**PROMPT:**
Return the lines that follow, exactly as they appear, from the first through the one containing "var yName = ['降','水','量','︵','单','位','：','毫','米','︶'];"; no pictures are to be included.

*** DATA RECORDS

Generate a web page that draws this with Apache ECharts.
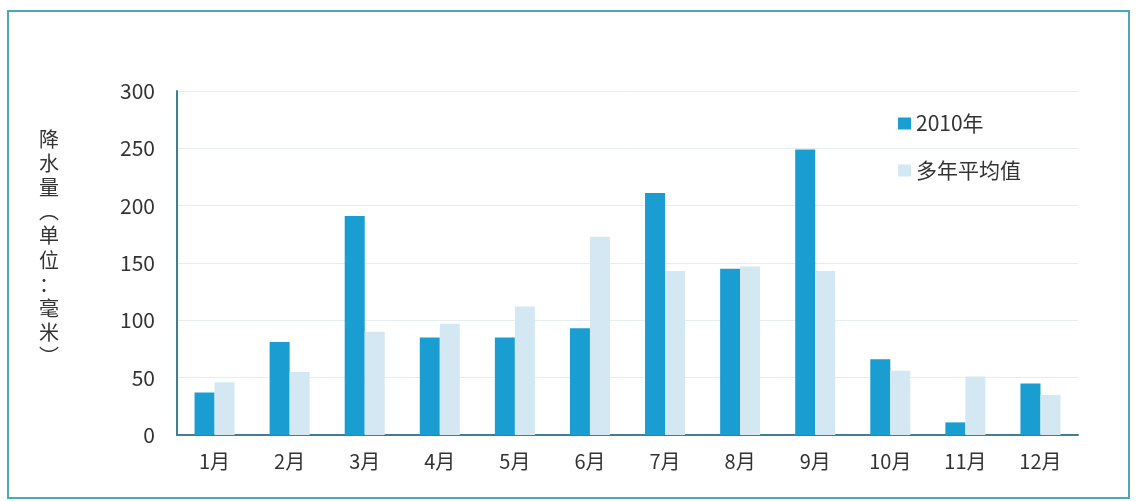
<!DOCTYPE html>
<html>
<head>
<meta charset="utf-8">
<style>
    html,body{margin:0;padding:0;background:#fff;}
    #main{width:1136px;height:502px;}
</style>
<script src="https://cdn.jsdelivr.net/npm/echarts@6/dist/echarts.min.js"></script>
</head>
<body>
<div id="main"></div>
<script>
    // 月份
    var months = ['1月','2月','3月','4月','5月','6月','7月','8月','9月','10月','11月','12月'];
    // 2010年降水量
    var rain2010 = [37, 81, 191, 85, 85, 93, 211, 145, 249, 66, 11, 45];
    // 多年平均值
    var rainAvg = [46, 55, 90, 97, 112, 173, 143, 147, 143, 56, 51, 35];
    var seriesNames = ['2010年', '多年平均值'];
    var yName = ['降','水','量','︵','单','位','：','毫','米','︶'];

    var chart = echarts.init(document.getElementById('main'));
    var fontFamily = '"Noto Sans CJK SC", "Liberation Sans", sans-serif';
    var narrowFont = '"Liberation Sans Narrow", "Noto Sans CJK SC", sans-serif';
    var option = {
        animation: false,
        textStyle: {fontFamily: fontFamily},
        graphic: [{
            type: 'rect',
            shape: {x: 8, y: 11, width: 1121, height: 487},
            style: {fill: 'none', stroke: '#4fa5ba', lineWidth: 2}
        }, {
            type: 'text',
            left: 39,
            top: 127,
            style: {
                text: yName.join('\n'),
                fontSize: 20,
                lineHeight: 24.2,
                fill: '#333',
                align: 'center',
                fontFamily: fontFamily
            }
        }],
        legend: {
            orient: 'vertical',
            left: 893,
            top: 108,
            itemWidth: 13,
            itemHeight: 12,
            itemGap: 26,
            icon: 'rect',
            textStyle: {fontSize: 21, color: '#333', fontFamily: narrowFont},
            data: seriesNames
        },
        grid: {left: 177, right: 58, top: 91, bottom: 67},
        xAxis: {
            type: 'category',
            data: months,
            axisLine: {lineStyle: {color: '#3f7f8f', width: 2}},
            axisTick: {show: false},
            axisLabel: {fontSize: 20, color: '#333', margin: 16, fontFamily: narrowFont}
        },
        yAxis: {
            type: 'value',
            min: 0,
            max: 300,
            interval: 50,
            axisLine: {show: true, lineStyle: {color: '#3f7f8f', width: 2}},
            axisTick: {show: false},
            axisLabel: {fontSize: 21, color: '#333', margin: 22, fontFamily: narrowFont},
            splitLine: {lineStyle: {color: '#e6edef', width: 1}}
        },
        series: [{
            name: seriesNames[0],
            type: 'bar',
            data: rain2010,
            barWidth: 20,
            barGap: '0%',
            itemStyle: {color: '#1a9dd0'}
        }, {
            name: seriesNames[1],
            type: 'bar',
            data: rainAvg,
            barWidth: 20,
            itemStyle: {color: '#d3e8f2'}
        }]
    };
    chart.setOption(option);
</script>
</body>
</html>
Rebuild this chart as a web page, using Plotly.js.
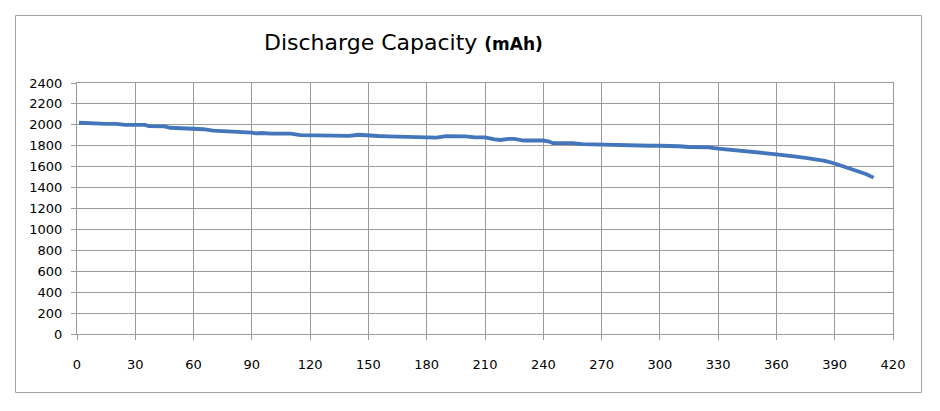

******

**WRITTEN RESPONSE:**
Generate a web page that draws this with Apache ECharts.
<!DOCTYPE html>
<html>
<head>
<meta charset="utf-8">
<style>
    html,body{margin:0;padding:0;background:#fff;}
    #main{width:1136px;height:502px;}
</style>
<script src="https://cdn.jsdelivr.net/npm/echarts@6/dist/echarts.min.js"></script>
</head>
<body>
<div id="main"></div>
<script>
    // 月份
    var months = ['1月','2月','3月','4月','5月','6月','7月','8月','9月','10月','11月','12月'];
    // 2010年降水量
    var rain2010 = [37, 81, 191, 85, 85, 93, 211, 145, 249, 66, 11, 45];
    // 多年平均值
    var rainAvg = [46, 55, 90, 97, 112, 173, 143, 147, 143, 56, 51, 35];
    var seriesNames = ['2010年', '多年平均值'];
    var yName = ['降','水','量','︵','单','位','：','毫','米','︶'];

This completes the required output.